◆ TASK OBJECTIVE ◆
Show every line in the entries below where the word "this" appears.
#####
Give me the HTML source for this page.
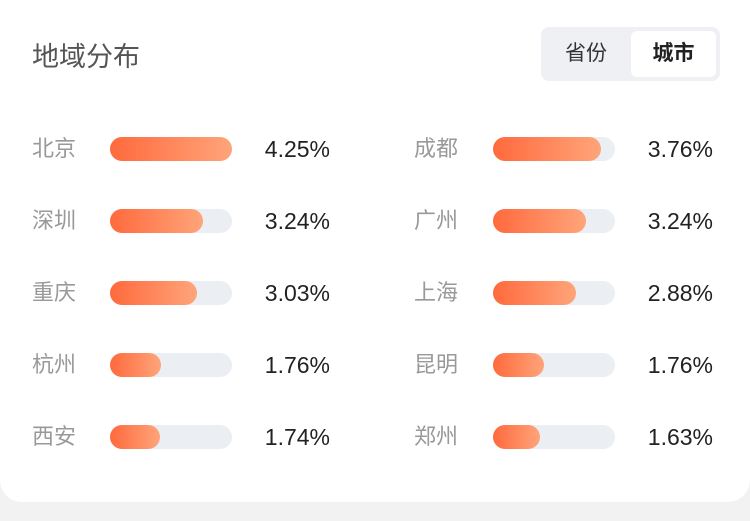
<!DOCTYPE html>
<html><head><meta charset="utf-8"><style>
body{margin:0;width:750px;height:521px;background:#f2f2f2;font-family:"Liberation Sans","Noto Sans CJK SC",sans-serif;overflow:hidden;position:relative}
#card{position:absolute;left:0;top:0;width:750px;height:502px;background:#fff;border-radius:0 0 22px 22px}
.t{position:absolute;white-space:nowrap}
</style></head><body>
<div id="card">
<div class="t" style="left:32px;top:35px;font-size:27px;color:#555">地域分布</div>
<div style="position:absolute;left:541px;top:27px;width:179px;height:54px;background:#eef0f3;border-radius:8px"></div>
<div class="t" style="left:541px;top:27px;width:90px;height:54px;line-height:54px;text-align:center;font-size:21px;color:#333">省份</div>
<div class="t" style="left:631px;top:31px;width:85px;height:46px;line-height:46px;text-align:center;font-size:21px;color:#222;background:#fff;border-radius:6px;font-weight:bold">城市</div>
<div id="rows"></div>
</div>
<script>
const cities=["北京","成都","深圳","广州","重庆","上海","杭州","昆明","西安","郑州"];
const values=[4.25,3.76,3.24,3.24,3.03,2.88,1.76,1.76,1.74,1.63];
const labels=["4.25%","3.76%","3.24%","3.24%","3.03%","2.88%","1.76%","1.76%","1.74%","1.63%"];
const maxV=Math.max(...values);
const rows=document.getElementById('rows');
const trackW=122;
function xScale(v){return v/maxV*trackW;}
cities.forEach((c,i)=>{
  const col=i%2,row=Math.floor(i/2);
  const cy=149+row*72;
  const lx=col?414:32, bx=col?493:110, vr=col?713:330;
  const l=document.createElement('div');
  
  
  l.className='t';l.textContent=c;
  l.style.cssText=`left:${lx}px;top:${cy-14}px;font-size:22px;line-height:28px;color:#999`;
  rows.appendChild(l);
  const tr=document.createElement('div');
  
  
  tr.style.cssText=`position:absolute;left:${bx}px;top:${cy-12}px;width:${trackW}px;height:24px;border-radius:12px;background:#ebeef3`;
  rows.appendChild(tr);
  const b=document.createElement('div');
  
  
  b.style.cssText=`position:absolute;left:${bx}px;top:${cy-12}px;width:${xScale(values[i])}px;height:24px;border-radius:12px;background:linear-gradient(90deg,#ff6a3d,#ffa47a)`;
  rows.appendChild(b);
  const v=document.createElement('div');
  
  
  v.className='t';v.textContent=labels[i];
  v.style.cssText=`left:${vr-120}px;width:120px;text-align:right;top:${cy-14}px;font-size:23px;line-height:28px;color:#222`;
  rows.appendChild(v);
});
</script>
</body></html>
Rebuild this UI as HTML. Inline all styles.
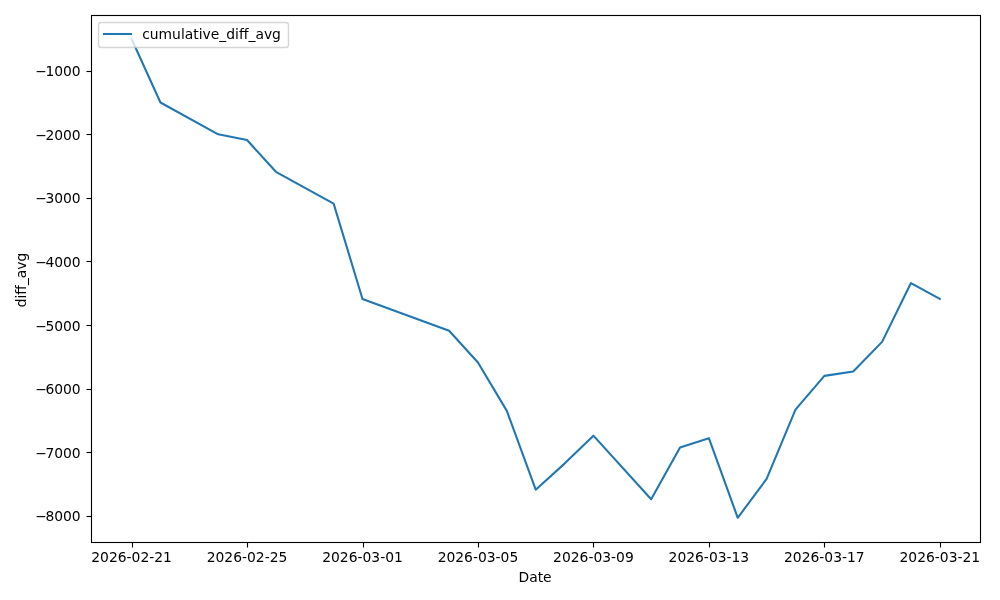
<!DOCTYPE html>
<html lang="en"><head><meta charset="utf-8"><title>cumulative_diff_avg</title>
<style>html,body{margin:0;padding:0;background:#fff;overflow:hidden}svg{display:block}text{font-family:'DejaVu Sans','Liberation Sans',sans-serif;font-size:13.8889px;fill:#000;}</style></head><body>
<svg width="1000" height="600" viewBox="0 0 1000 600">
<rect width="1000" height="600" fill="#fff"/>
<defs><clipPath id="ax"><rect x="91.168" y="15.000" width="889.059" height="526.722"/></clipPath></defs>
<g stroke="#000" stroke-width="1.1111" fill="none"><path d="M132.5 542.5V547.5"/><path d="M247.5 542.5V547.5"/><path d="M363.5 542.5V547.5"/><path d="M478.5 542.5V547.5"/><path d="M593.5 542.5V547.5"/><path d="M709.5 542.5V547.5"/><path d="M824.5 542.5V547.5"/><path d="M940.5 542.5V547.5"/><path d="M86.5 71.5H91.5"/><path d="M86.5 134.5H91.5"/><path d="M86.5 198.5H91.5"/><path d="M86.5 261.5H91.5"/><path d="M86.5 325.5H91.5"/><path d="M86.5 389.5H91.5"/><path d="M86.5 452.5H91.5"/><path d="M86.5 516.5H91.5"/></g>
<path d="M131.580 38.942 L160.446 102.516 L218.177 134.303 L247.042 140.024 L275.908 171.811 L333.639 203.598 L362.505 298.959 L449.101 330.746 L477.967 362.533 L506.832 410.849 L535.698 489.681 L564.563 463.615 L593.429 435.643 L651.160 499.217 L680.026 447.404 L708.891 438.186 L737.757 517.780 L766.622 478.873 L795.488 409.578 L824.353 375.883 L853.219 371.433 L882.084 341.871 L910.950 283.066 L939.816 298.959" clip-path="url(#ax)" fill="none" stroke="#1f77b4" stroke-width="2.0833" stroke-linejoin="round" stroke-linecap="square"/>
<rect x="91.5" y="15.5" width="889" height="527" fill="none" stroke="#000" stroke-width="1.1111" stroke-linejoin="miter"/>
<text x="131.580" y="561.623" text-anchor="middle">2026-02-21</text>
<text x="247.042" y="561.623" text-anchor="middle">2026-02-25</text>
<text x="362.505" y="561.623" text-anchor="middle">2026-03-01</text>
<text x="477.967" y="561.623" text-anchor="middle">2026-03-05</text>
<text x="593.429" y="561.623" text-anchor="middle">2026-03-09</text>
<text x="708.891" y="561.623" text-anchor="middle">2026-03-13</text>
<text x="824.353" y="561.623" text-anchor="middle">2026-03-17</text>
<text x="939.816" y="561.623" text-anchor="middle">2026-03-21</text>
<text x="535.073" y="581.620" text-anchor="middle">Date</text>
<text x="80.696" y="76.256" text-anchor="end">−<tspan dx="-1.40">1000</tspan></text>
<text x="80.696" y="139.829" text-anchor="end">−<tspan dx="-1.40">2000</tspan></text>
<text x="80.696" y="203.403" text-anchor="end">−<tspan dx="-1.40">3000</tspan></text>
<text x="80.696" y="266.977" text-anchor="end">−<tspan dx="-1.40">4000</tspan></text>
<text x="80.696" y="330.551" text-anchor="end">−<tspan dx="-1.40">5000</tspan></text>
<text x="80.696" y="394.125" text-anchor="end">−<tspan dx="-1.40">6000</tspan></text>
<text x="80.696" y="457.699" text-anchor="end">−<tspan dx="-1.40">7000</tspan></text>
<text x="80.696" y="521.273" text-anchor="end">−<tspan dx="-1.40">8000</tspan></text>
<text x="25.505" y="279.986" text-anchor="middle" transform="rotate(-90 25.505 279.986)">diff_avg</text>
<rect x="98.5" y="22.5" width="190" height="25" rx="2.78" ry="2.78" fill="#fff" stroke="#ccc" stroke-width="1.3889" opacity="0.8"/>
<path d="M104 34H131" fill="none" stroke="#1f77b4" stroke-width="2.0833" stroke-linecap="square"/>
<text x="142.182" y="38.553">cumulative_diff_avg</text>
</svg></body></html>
#####
◆ TASK SOLUTION ◆
Give me the HTML source for this page.
Rebuild this UI as HTML. Inline all styles.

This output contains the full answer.